** AIM **
Your task is to repeat the lines below exactly, excluding any pictures they contain.

—————

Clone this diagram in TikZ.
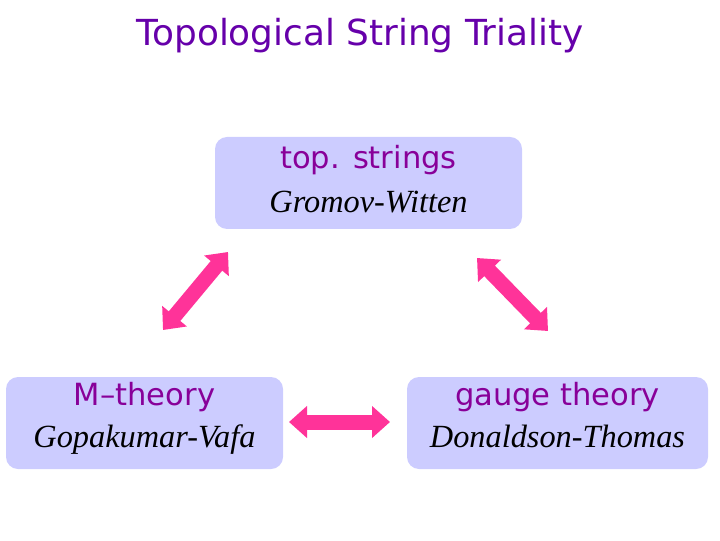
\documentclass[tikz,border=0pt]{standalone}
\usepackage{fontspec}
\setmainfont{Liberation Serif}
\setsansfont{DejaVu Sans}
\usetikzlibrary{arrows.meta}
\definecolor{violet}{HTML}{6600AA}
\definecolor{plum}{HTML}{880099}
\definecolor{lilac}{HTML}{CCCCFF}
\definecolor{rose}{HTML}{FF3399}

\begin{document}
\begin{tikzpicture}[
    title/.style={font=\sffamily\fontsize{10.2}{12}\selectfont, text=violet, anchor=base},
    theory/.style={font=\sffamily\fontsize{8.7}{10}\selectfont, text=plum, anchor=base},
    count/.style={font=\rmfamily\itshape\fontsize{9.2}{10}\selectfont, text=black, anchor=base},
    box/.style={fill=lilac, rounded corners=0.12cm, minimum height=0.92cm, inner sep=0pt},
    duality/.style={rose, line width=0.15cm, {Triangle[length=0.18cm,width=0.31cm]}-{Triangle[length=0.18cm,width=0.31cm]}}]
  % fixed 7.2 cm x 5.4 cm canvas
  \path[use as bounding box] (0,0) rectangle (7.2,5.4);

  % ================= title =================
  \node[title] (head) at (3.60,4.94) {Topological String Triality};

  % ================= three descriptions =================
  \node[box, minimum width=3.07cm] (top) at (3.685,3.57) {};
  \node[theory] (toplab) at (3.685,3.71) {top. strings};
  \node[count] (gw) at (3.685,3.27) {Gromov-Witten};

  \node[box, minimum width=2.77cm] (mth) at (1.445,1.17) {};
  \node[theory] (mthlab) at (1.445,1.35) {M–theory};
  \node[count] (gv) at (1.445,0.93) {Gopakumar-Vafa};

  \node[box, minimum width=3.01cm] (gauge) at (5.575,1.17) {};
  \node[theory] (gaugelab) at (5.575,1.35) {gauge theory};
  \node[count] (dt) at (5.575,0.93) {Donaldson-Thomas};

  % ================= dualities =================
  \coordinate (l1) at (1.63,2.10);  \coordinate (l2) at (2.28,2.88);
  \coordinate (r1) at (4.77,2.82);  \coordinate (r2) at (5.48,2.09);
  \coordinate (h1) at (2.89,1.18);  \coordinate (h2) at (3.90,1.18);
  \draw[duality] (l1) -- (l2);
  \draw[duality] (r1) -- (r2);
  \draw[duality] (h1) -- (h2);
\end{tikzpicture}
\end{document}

—————

** TASK OUTPUT **
Clone this diagram in TikZ.
\documentclass[tikz,border=0pt]{standalone}
\usepackage{fontspec}
\setmainfont{Liberation Serif}
\setsansfont{DejaVu Sans}
\usetikzlibrary{arrows.meta}
\definecolor{violet}{HTML}{6600AA}
\definecolor{plum}{HTML}{880099}
\definecolor{lilac}{HTML}{CCCCFF}
\definecolor{rose}{HTML}{FF3399}

\begin{document}
\begin{tikzpicture}[
    title/.style={font=\sffamily\fontsize{10.2}{12}\selectfont, text=violet, anchor=base},
    theory/.style={font=\sffamily\fontsize{8.7}{10}\selectfont, text=plum, anchor=base},
    count/.style={font=\rmfamily\itshape\fontsize{9.2}{10}\selectfont, text=black, anchor=base},
    box/.style={fill=lilac, rounded corners=0.12cm, minimum height=0.92cm, inner sep=0pt},
    duality/.style={rose, line width=0.15cm, {Triangle[length=0.18cm,width=0.31cm]}-{Triangle[length=0.18cm,width=0.31cm]}}]
  % fixed 7.2 cm x 5.4 cm canvas
  \path[use as bounding box] (0,0) rectangle (7.2,5.4);

  % ================= title =================
  \node[title] (head) at (3.60,4.94) {Topological String Triality};

  % ================= three descriptions =================
  \node[box, minimum width=3.07cm] (top) at (3.685,3.57) {};
  \node[theory] (toplab) at (3.685,3.71) {top. strings};
  \node[count] (gw) at (3.685,3.27) {Gromov-Witten};

  \node[box, minimum width=2.77cm] (mth) at (1.445,1.17) {};
  \node[theory] (mthlab) at (1.445,1.35) {M–theory};
  \node[count] (gv) at (1.445,0.93) {Gopakumar-Vafa};

  \node[box, minimum width=3.01cm] (gauge) at (5.575,1.17) {};
  \node[theory] (gaugelab) at (5.575,1.35) {gauge theory};
  \node[count] (dt) at (5.575,0.93) {Donaldson-Thomas};

  % ================= dualities =================
  \coordinate (l1) at (1.63,2.10);  \coordinate (l2) at (2.28,2.88);
  \coordinate (r1) at (4.77,2.82);  \coordinate (r2) at (5.48,2.09);
  \coordinate (h1) at (2.89,1.18);  \coordinate (h2) at (3.90,1.18);
  \draw[duality] (l1) -- (l2);
  \draw[duality] (r1) -- (r2);
  \draw[duality] (h1) -- (h2);
\end{tikzpicture}
\end{document}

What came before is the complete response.